[start of INFORMATION PROVIDED]

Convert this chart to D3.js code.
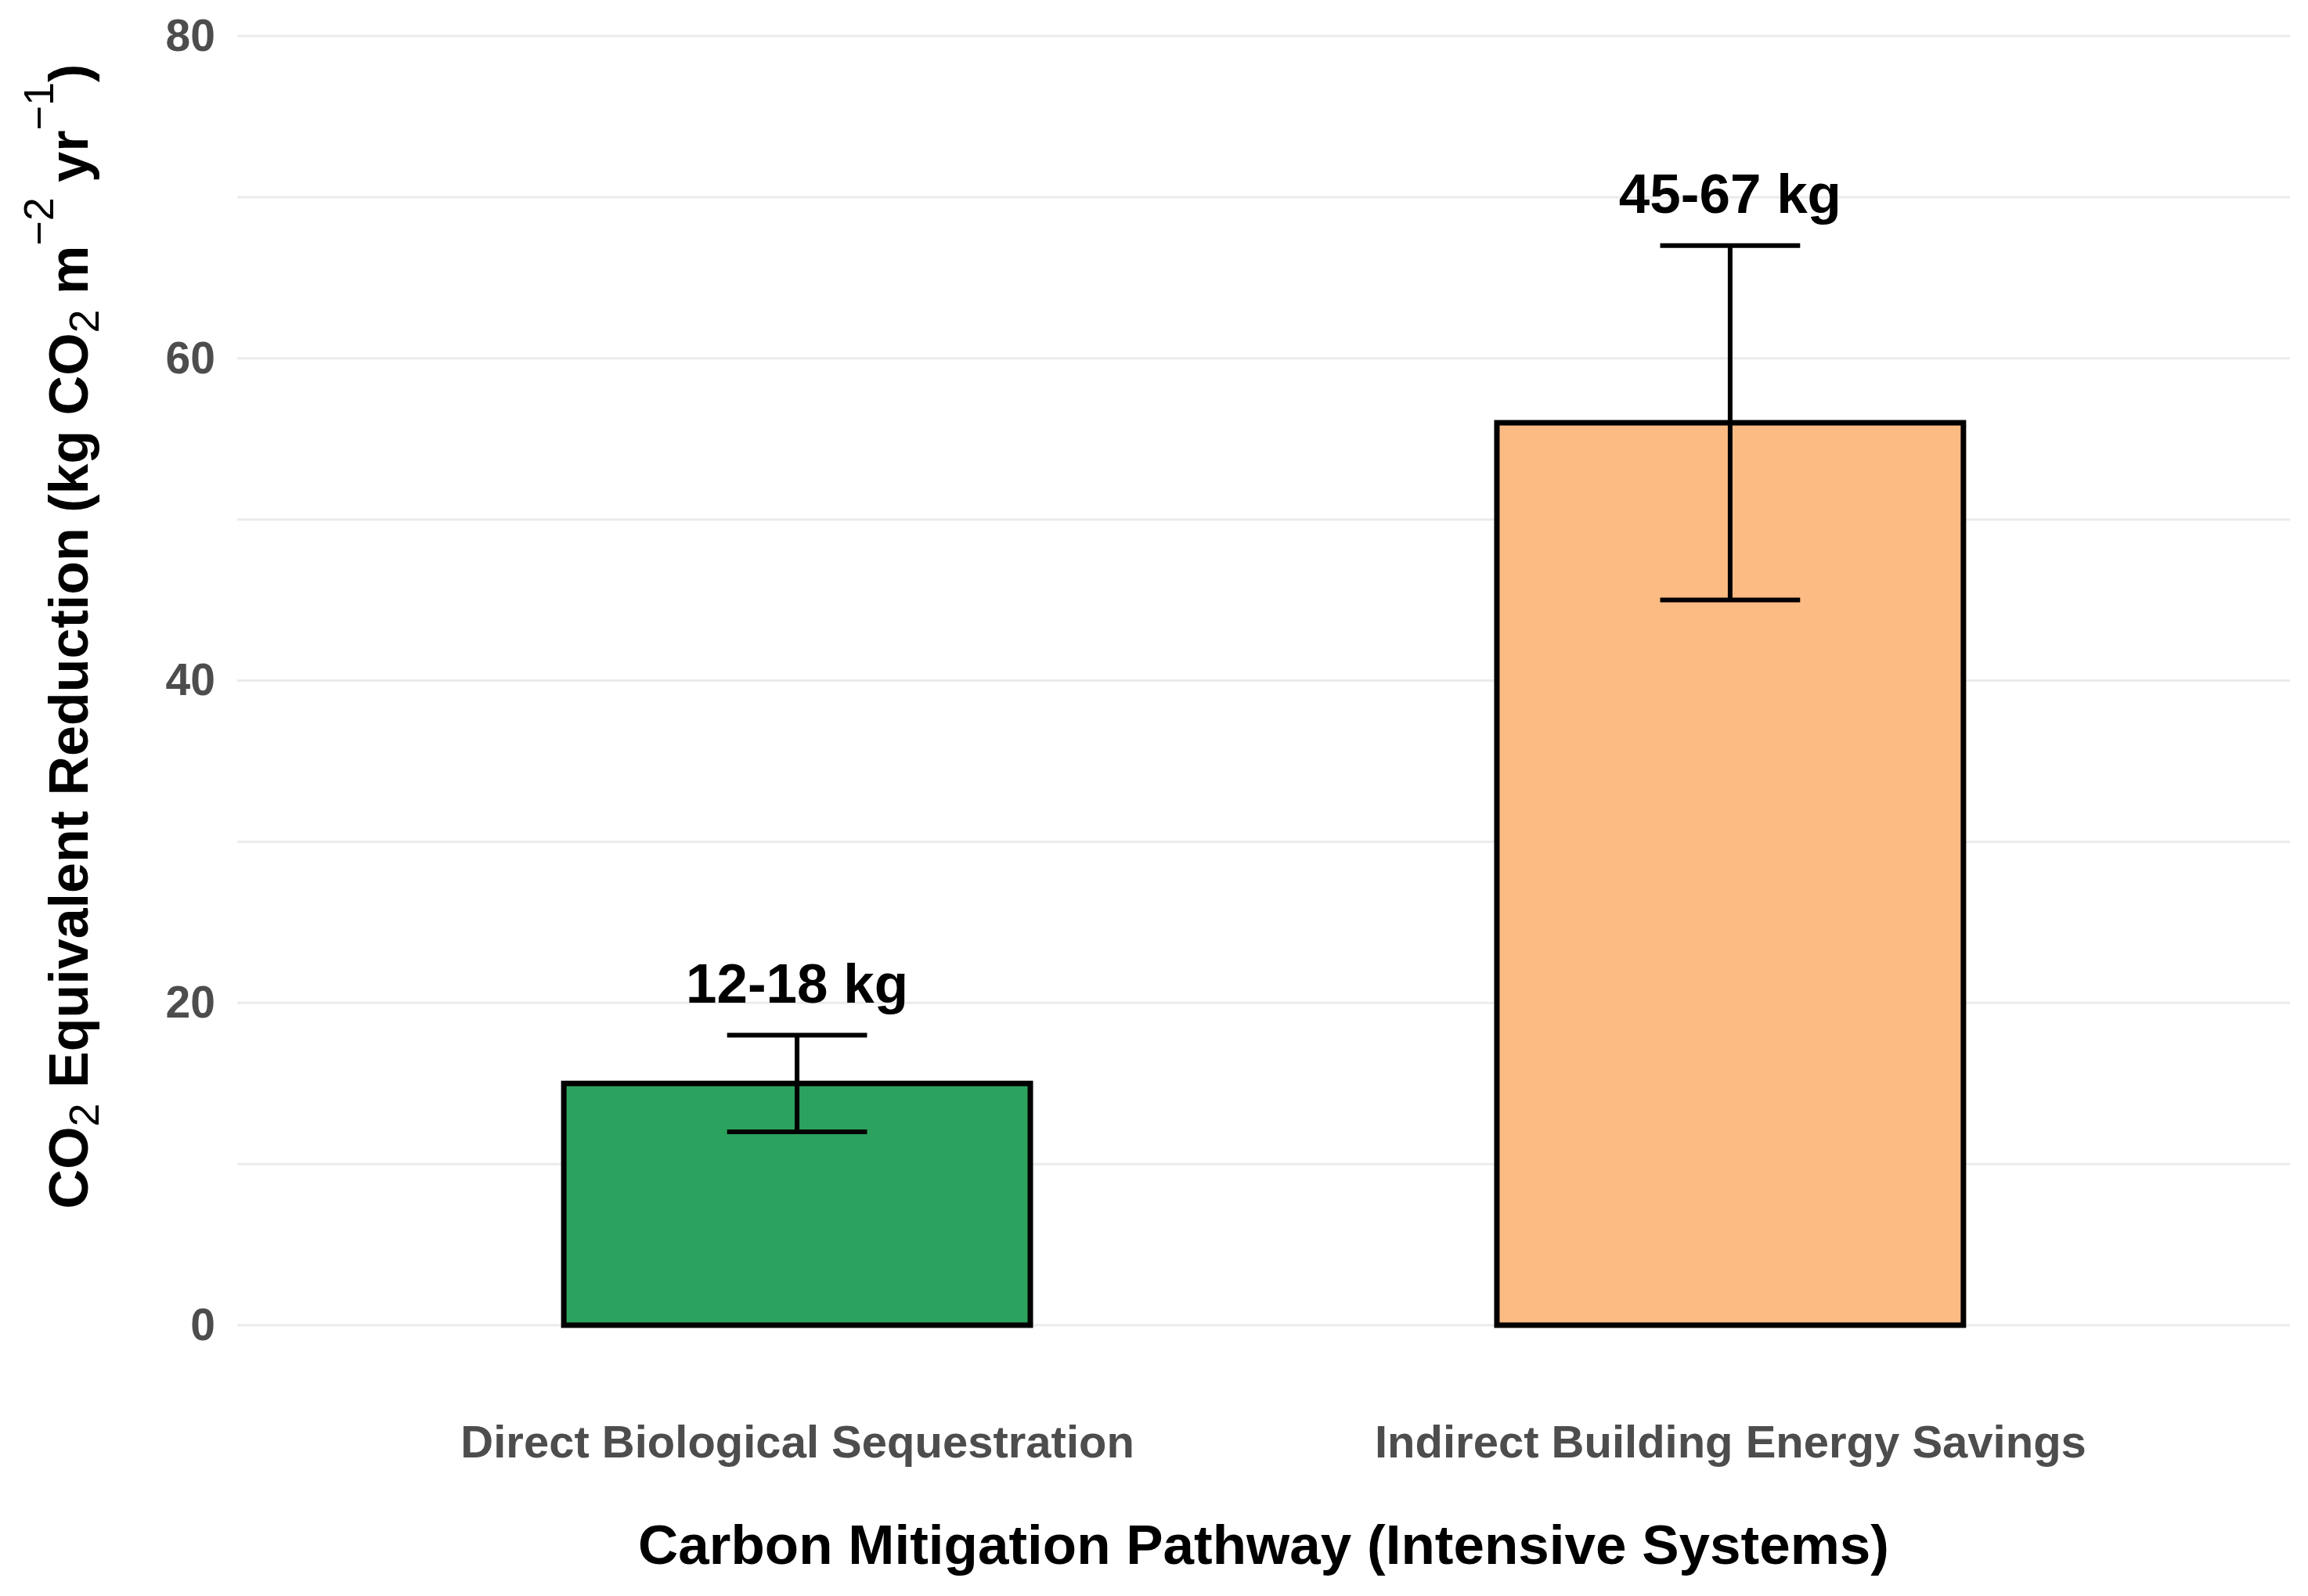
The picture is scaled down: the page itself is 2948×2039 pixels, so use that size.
<!DOCTYPE html>
<html lang="en">
<head>
    <meta charset="utf-8">
    <title>Carbon mitigation</title>
    <script src="https://d3js.org/d3.v7.min.js"></script>
    <style>
        body { margin: 0; background: #fff; }
        svg text { font-family: "Liberation Sans", Arial, sans-serif; }
    </style>
</head>
<body>
    <div id="chart"></div>
    <script>
        // values
        const categories = ["Direct Biological Sequestration", "Indirect Building Energy Savings"];
        const midValues = [15, 56];
        const lowValues = [12, 45];
        const highValues = [18, 67];
        const rangeLabels = ["12-18 kg", "45-67 kg"];
        const barColors = ["#2ca25f", "#fdbb84"];
        const yTicks = [0, 20, 40, 60, 80];
        const yMinorTicks = [10, 30, 50, 70];

        const width = 2948;
        const height = 2039;
        const panel = {left: 303, right: 2925, top: 46, bottom: 1693};

        const data = categories.map((c, i) => ({
            name: c, mid: midValues[i], low: lowValues[i], high: highValues[i],
            label: rangeLabels[i], color: barColors[i]
        }));

        const svg = d3.select("#chart")
            .append("svg")
            .attr("width", width)
            .attr("height", height);

        const x = d3.scalePoint()
            .domain(categories)
            .range([panel.left, panel.right])
            .padding(0.6);
        const step = x.step();
        const barW = step * 0.5;
        const capW = step * 0.15;

        const y = d3.scaleLinear()
            .domain([0, 80])
            .range([panel.bottom, panel.top]);

        // grid
        svg.append("g")
            .selectAll("line")
            .data(yMinorTicks.concat(yTicks))
            .enter()
            .append("line")
                .attr("x1", panel.left)
                .attr("x2", panel.right)
                .attr("y1", d => y(d))
                .attr("y2", d => y(d))
                .attr("stroke", "#ebebeb")
                .attr("stroke-width", 3);

        // y axis labels
        const yAxis = d3.axisLeft(y).tickValues(yTicks).tickSize(0).tickPadding(28);
        const gy = svg.append("g")
            .attr("transform", "translate(" + panel.left + ",0)")
            .call(yAxis);
        gy.select(".domain").remove();
        gy.selectAll("text")
            .attr("font-family", "'Liberation Sans', Arial, sans-serif")
            .attr("font-size", 57)
            .attr("font-weight", "bold")
            .attr("fill", "#4d4d4d");

        // x axis labels
        const xAxis = d3.axisBottom(x).tickSize(0).tickPadding(0);
        const gx = svg.append("g")
            .attr("transform", "translate(0," + panel.bottom + ")")
            .call(xAxis);
        gx.select(".domain").remove();
        gx.selectAll("text")
            .attr("dy", null)
            .attr("y", 169)
            .attr("font-family", "'Liberation Sans', Arial, sans-serif")
            .attr("font-size", 58)
            .attr("font-weight", "bold")
            .attr("fill", "#4d4d4d");

        // bars
        svg.append("g")
            .selectAll("rect")
            .data(data)
            .enter()
            .append("rect")
                .attr("x", d => x(d.name) - barW / 2)
                .attr("y", d => y(d.mid))
                .attr("width", barW)
                .attr("height", d => y(0) - y(d.mid))
                .attr("fill", d => d.color)
                .attr("stroke", "#000")
                .attr("stroke-width", 7);

        // error bars
        const err = svg.append("g")
            .attr("stroke", "#000")
            .attr("stroke-width", 6);
        data.forEach(d => {
            const cx = x(d.name);
            err.append("line")
                .attr("x1", cx).attr("x2", cx)
                .attr("y1", y(d.low)).attr("y2", y(d.high));
            [d.low, d.high].forEach(v => {
                err.append("line")
                    .attr("x1", cx - capW / 2).attr("x2", cx + capW / 2)
                    .attr("y1", y(v)).attr("y2", y(v));
            });
        });

        // range labels
        svg.append("g")
            .selectAll("text")
            .data(data)
            .enter()
            .append("text")
                .attr("x", d => x(d.name))
                .attr("y", d => y(d.high + 2))
                .attr("text-anchor", "middle")
                .attr("font-size", 71)
                .attr("font-weight", "bold")
                .attr("fill", "#000")
                .text(d => d.label);

        // x title
        svg.append("text")
            .attr("x", (panel.left + panel.right) / 2)
            .attr("y", 1998)
            .attr("text-anchor", "middle")
            .attr("font-size", 71)
            .attr("font-weight", "bold")
            .attr("fill", "#000")
            .text("Carbon Mitigation Pathway (Intensive Systems)");

        // y title with sub/superscripts
        const yt = svg.append("text")
            .attr("transform", "translate(112,813) rotate(-90)")
            .attr("text-anchor", "middle")
            .attr("font-size", 70)
            .attr("font-weight", "bold")
            .attr("fill", "#000");
        const parts = [
            ["CO", 0, false], ["2", 14, true], [" Equivalent Reduction (kg CO", -14, false],
            ["2", 14, true], [" m", -14, false], ["\u22122", -44, true], [" yr", 44, false],
            ["\u22121", -44, true], [")", 44, false]
        ];
        parts.forEach(p => {
            const t = yt.append("tspan").attr("dy", p[1]).text(p[0]);
            if (p[2]) t.attr("font-size", 54).attr("font-weight", "normal");
        });
    </script>
</body>
</html>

[end of INFORMATION PROVIDED]

_GIVEN EXERCISE_
In your copy of the listing above, reproduce each line exactly and omit all pictures.

_FULL OUTPUT_
Convert this chart to D3.js code.
The picture is scaled down: the page itself is 2948×2039 pixels, so use that size.
<!DOCTYPE html>
<html lang="en">
<head>
    <meta charset="utf-8">
    <title>Carbon mitigation</title>
    <script src="https://d3js.org/d3.v7.min.js"></script>
    <style>
        body { margin: 0; background: #fff; }
        svg text { font-family: "Liberation Sans", Arial, sans-serif; }
    </style>
</head>
<body>
    <div id="chart"></div>
    <script>
        // values
        const categories = ["Direct Biological Sequestration", "Indirect Building Energy Savings"];
        const midValues = [15, 56];
        const lowValues = [12, 45];
        const highValues = [18, 67];
        const rangeLabels = ["12-18 kg", "45-67 kg"];
        const barColors = ["#2ca25f", "#fdbb84"];
        const yTicks = [0, 20, 40, 60, 80];
        const yMinorTicks = [10, 30, 50, 70];

        const width = 2948;
        const height = 2039;
        const panel = {left: 303, right: 2925, top: 46, bottom: 1693};

        const data = categories.map((c, i) => ({
            name: c, mid: midValues[i], low: lowValues[i], high: highValues[i],
            label: rangeLabels[i], color: barColors[i]
        }));

        const svg = d3.select("#chart")
            .append("svg")
            .attr("width", width)
            .attr("height", height);

        const x = d3.scalePoint()
            .domain(categories)
            .range([panel.left, panel.right])
            .padding(0.6);
        const step = x.step();
        const barW = step * 0.5;
        const capW = step * 0.15;

        const y = d3.scaleLinear()
            .domain([0, 80])
            .range([panel.bottom, panel.top]);

        // grid
        svg.append("g")
            .selectAll("line")
            .data(yMinorTicks.concat(yTicks))
            .enter()
            .append("line")
                .attr("x1", panel.left)
                .attr("x2", panel.right)
                .attr("y1", d => y(d))
                .attr("y2", d => y(d))
                .attr("stroke", "#ebebeb")
                .attr("stroke-width", 3);

        // y axis labels
        const yAxis = d3.axisLeft(y).tickValues(yTicks).tickSize(0).tickPadding(28);
        const gy = svg.append("g")
            .attr("transform", "translate(" + panel.left + ",0)")
            .call(yAxis);
        gy.select(".domain").remove();
        gy.selectAll("text")
            .attr("font-family", "'Liberation Sans', Arial, sans-serif")
            .attr("font-size", 57)
            .attr("font-weight", "bold")
            .attr("fill", "#4d4d4d");

        // x axis labels
        const xAxis = d3.axisBottom(x).tickSize(0).tickPadding(0);
        const gx = svg.append("g")
            .attr("transform", "translate(0," + panel.bottom + ")")
            .call(xAxis);
        gx.select(".domain").remove();
        gx.selectAll("text")
            .attr("dy", null)
            .attr("y", 169)
            .attr("font-family", "'Liberation Sans', Arial, sans-serif")
            .attr("font-size", 58)
            .attr("font-weight", "bold")
            .attr("fill", "#4d4d4d");

        // bars
        svg.append("g")
            .selectAll("rect")
            .data(data)
            .enter()
            .append("rect")
                .attr("x", d => x(d.name) - barW / 2)
                .attr("y", d => y(d.mid))
                .attr("width", barW)
                .attr("height", d => y(0) - y(d.mid))
                .attr("fill", d => d.color)
                .attr("stroke", "#000")
                .attr("stroke-width", 7);

        // error bars
        const err = svg.append("g")
            .attr("stroke", "#000")
            .attr("stroke-width", 6);
        data.forEach(d => {
            const cx = x(d.name);
            err.append("line")
                .attr("x1", cx).attr("x2", cx)
                .attr("y1", y(d.low)).attr("y2", y(d.high));
            [d.low, d.high].forEach(v => {
                err.append("line")
                    .attr("x1", cx - capW / 2).attr("x2", cx + capW / 2)
                    .attr("y1", y(v)).attr("y2", y(v));
            });
        });

        // range labels
        svg.append("g")
            .selectAll("text")
            .data(data)
            .enter()
            .append("text")
                .attr("x", d => x(d.name))
                .attr("y", d => y(d.high + 2))
                .attr("text-anchor", "middle")
                .attr("font-size", 71)
                .attr("font-weight", "bold")
                .attr("fill", "#000")
                .text(d => d.label);

        // x title
        svg.append("text")
            .attr("x", (panel.left + panel.right) / 2)
            .attr("y", 1998)
            .attr("text-anchor", "middle")
            .attr("font-size", 71)
            .attr("font-weight", "bold")
            .attr("fill", "#000")
            .text("Carbon Mitigation Pathway (Intensive Systems)");

        // y title with sub/superscripts
        const yt = svg.append("text")
            .attr("transform", "translate(112,813) rotate(-90)")
            .attr("text-anchor", "middle")
            .attr("font-size", 70)
            .attr("font-weight", "bold")
            .attr("fill", "#000");
        const parts = [
            ["CO", 0, false], ["2", 14, true], [" Equivalent Reduction (kg CO", -14, false],
            ["2", 14, true], [" m", -14, false], ["\u22122", -44, true], [" yr", 44, false],
            ["\u22121", -44, true], [")", 44, false]
        ];
        parts.forEach(p => {
            const t = yt.append("tspan").attr("dy", p[1]).text(p[0]);
            if (p[2]) t.attr("font-size", 54).attr("font-weight", "normal");
        });
    </script>
</body>
</html>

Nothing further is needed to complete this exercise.